What’s the Problem? Precarious Youth: Marginalisation, Criminalisation and Racialisation.
Since the nineteenth century invention of adolescence, young people have been consistently identified as social problems in western societies. Their contemporary status as a focus of fear and anxiety is, in that sense, nothing new. In this paper, I try to combine this sense of historical recurrence about the youth problem with some questions about what is different about the present – asking what is distinctive about the shape of the youth problem now? This is a difficult balance to strike, and what I have to say will probably lean more towards an emphasis on the historical conditions and routes of the youth problem. That balance reflects my own orientations and knowledge (I am not expert on the contemporary conditions of being young). But it also arises from my belief that much contemporary social science is profoundly forgetful. An enthusiasm for stressing the newness, or novelty, of the present connects many varieties of contemporary scholarship. One result is the construction of what Janet Fink and I have referred to as ‘sociological time’ in which
“distinctions between past and present persistently offer over-unified accounts of a stable and settled past against which can be set a view of the present as dynamic, mobile, and fluid.
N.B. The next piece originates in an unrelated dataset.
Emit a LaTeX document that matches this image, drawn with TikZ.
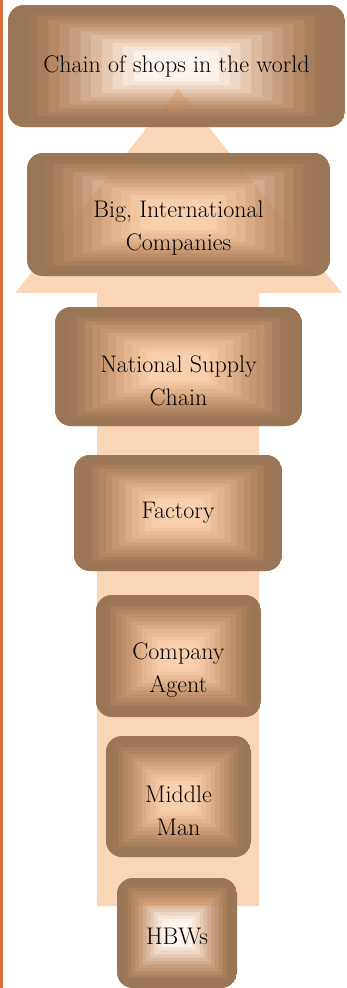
\documentclass[tikz,border=0pt]{standalone}
\usetikzlibrary{calc,fadings}
\definecolor{shadebrown}{RGB}{150,115,85}
\definecolor{warmtan}{RGB}{225,160,110}
\definecolor{arrowpeach}{RGB}{251,214,182}
\definecolor{sidebar}{RGB}{214,110,60}
% rectangular fadings: opaque at the rim, clear in the middle
\begin{tikzfadingfrompicture}[name=brownfade]
\foreach \i in {0,...,17}{
  \pgfmathsetmacro{\s}{1-\i/18}
  \pgfmathtruncatemacro{\g}{100*0.95*(max(0,min(1,(\s-0.2)/0.6)))^1.6}
  \fill[white!\g!black] ({-1cm*\s},{-1cm*\s}) rectangle ({1cm*\s},{1cm*\s});
}
\end{tikzfadingfrompicture}
\begin{tikzfadingfrompicture}[name=warmfade]
\foreach \i in {0,...,17}{
  \pgfmathsetmacro{\s}{1-\i/18}
  \pgfmathtruncatemacro{\g}{100*max(0.12,min(1,0.12+0.88*(\s-0.2)/0.55))}
  \fill[white!\g!black] ({-1cm*\s},{-1cm*\s}) rectangle ({1cm*\s},{1cm*\s});
}
\end{tikzfadingfrompicture}
\begin{document}
\begin{tikzpicture}[x=1pt,y=-1pt,
  stage/.style={rounded corners=16pt, inner sep=0pt, draw=none,
    path picture={
      \fill[warmtan, path fading=warmfade]
        (path picture bounding box.south west) rectangle (path picture bounding box.north east);
      \fill[shadebrown, path fading=brownfade]
        (path picture bounding box.south west) rectangle (path picture bounding box.north east);
    }},
  caption/.style={align=center, font=\fontsize{24}{33}\selectfont}]
\useasboundingbox (0,0) rectangle (346,988);
\fill[sidebar] (0,0) rectangle (3,988);
% big arrow behind the stages
\fill[arrowpeach] (97,906) -- (259,906) -- (259,293) -- (342,293) -- (178,89) -- (15,293) -- (97,293) -- cycle;
% stages, top to bottom
\node[stage, minimum width=337pt, minimum height=122pt] (chain) at (176.5,66) {};
\node[caption] (chain-t) at (chain.center) {Chain of shops in the world};
\node[stage, minimum width=303pt, minimum height=123pt] (big) at (178.5,214.5) {};
\node[caption] (big-t) at ([yshift=-14pt]big.center) {Big, International\\Companies};
\node[stage, minimum width=247pt, minimum height=119pt] (national) at (178.5,366.5) {};
\node[caption] (national-t) at ([yshift=-14pt]national.center) {National Supply\\Chain};
\node[stage, minimum width=208pt, minimum height=116pt] (factory) at (178,513) {};
\node[caption] (factory-t) at (factory.center) {Factory};
\node[stage, minimum width=165pt, minimum height=122pt] (agent) at (178.5,656) {};
\node[caption] (agent-t) at ([yshift=-14pt]agent.center) {Company\\Agent};
\node[stage, minimum width=145pt, minimum height=121pt] (middle) at (178.5,796.5) {};
\node[caption] (middle-t) at ([yshift=-14pt]middle.center) {Middle\\Man};
\node[stage, minimum width=120pt, minimum height=110pt] (hbws) at (177,933) {};
\node[caption] (hbws-t) at ([yshift=-3pt]hbws.center) {HBWs};
\end{tikzpicture}
\end{document}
Instead, we think there may be some merit in ‘historicising the present’. Rather than stressing the difference of the present, we might look for continuities in the conditions, relations and processes that underlie the construction, destabilisation and reconstruction of [social political and cultural] formations” (Clarke and Fink 2008: 228).
In that vein, this paper begins by recovering some aspects of the history of the youth problem as it has been defined in western industrial-urban capitalist settings since the middle of the nineteenth century.